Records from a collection
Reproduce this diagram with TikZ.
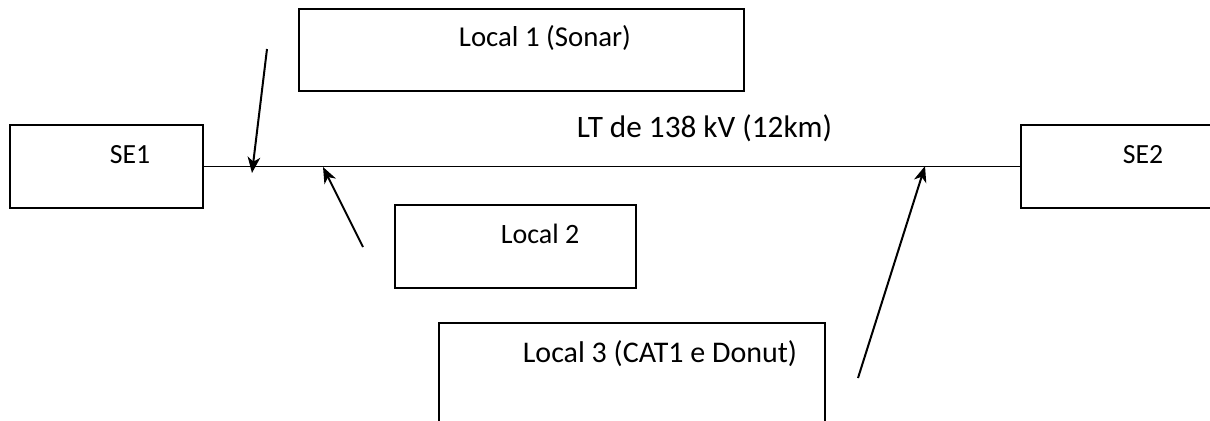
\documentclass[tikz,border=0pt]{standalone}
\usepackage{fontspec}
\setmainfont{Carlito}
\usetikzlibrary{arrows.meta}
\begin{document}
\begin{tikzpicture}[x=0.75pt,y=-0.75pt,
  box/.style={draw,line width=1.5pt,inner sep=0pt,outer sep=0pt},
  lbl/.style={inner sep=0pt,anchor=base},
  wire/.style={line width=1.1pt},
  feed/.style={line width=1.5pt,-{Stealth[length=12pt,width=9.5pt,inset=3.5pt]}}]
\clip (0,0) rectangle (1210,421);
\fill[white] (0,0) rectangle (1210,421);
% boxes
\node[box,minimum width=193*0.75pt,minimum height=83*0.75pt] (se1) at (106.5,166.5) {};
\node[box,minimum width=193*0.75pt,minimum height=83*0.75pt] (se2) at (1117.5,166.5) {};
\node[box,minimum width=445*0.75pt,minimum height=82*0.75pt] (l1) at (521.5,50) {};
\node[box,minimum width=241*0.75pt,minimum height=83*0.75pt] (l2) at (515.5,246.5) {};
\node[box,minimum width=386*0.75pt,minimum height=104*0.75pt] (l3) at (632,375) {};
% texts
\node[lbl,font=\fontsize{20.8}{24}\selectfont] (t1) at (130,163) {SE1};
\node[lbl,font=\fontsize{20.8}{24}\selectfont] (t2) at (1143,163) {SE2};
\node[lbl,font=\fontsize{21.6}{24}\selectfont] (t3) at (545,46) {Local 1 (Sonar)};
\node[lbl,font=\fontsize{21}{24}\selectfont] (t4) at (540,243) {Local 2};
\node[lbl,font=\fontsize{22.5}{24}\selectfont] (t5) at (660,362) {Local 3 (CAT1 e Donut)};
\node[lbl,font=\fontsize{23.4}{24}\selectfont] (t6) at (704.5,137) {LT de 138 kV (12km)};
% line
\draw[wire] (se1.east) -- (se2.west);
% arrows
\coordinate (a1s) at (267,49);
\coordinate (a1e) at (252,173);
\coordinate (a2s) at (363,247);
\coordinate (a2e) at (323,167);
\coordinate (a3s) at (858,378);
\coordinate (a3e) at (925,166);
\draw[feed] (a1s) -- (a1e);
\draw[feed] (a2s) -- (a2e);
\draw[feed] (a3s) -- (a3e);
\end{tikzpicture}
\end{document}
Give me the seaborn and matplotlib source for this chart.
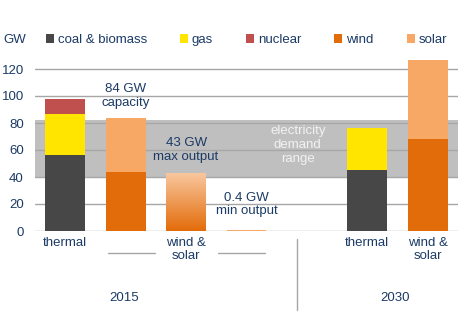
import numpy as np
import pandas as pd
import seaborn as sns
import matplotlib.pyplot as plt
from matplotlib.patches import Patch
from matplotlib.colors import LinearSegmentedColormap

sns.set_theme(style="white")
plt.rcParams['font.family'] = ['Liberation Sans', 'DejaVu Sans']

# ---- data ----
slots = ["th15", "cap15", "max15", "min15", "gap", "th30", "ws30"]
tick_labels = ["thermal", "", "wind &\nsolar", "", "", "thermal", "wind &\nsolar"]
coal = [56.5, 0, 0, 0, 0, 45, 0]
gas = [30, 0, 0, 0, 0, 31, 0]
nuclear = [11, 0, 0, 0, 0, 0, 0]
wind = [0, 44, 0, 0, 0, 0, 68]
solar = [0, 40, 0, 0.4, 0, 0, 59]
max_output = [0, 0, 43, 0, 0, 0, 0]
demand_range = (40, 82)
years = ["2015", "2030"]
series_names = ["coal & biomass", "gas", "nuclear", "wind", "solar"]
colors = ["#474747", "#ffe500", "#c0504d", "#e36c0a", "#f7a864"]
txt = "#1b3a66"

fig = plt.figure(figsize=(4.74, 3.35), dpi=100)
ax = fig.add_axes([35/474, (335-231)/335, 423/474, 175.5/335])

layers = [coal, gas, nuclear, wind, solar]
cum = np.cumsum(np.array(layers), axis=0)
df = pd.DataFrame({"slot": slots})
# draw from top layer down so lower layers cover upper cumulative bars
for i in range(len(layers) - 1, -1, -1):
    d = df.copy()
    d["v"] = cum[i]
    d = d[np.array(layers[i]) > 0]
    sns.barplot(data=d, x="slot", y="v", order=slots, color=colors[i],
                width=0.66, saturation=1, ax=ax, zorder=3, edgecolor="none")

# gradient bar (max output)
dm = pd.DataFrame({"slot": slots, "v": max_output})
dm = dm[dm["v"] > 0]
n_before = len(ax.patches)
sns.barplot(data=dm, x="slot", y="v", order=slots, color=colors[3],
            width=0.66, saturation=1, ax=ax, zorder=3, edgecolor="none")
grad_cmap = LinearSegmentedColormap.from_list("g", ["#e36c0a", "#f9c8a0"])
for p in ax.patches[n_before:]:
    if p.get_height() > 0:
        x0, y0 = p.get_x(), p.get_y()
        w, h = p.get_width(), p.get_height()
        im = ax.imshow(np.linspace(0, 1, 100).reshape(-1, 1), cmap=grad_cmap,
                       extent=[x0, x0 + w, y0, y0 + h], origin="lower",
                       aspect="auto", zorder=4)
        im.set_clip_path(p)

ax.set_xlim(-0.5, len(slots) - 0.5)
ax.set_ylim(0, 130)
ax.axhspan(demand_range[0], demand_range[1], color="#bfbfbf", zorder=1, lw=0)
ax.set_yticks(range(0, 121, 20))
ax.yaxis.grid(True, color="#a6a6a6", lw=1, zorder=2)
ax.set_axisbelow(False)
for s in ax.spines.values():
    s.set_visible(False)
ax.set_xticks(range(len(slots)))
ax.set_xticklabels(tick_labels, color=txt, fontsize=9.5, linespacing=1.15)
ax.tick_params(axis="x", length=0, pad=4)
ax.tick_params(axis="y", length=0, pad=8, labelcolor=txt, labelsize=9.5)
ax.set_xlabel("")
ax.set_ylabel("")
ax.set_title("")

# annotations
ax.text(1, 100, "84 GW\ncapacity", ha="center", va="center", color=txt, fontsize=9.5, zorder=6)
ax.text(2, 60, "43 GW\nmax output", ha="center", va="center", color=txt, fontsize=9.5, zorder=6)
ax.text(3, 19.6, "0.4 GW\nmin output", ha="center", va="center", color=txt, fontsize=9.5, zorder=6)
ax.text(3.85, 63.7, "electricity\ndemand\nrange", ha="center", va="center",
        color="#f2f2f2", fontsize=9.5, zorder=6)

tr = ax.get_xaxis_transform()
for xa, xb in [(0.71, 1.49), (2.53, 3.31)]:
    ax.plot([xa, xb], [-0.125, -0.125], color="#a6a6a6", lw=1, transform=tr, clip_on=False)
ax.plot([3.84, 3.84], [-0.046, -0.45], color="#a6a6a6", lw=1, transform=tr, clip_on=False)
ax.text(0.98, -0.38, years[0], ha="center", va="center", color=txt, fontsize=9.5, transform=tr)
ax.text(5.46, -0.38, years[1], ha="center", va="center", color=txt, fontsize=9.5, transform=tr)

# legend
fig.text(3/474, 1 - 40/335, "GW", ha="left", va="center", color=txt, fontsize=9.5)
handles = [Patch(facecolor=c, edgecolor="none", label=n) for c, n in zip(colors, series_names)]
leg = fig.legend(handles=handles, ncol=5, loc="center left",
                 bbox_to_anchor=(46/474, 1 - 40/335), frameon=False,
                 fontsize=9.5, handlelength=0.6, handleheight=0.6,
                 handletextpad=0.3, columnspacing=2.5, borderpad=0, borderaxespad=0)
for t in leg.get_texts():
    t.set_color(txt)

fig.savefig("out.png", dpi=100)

* TASK TO COMPLETE
Above are records; repeat only the lines from the line with "Give me the" through the line with "plt.rcParams['font.family'] = ['Liberation", and leave pictures out.

* PROBLEM SOLUTION
Give me the seaborn and matplotlib source for this chart.
import numpy as np
import pandas as pd
import seaborn as sns
import matplotlib.pyplot as plt
from matplotlib.patches import Patch
from matplotlib.colors import LinearSegmentedColormap

sns.set_theme(style="white")
plt.rcParams['font.family'] = ['Liberation Sans', 'DejaVu Sans']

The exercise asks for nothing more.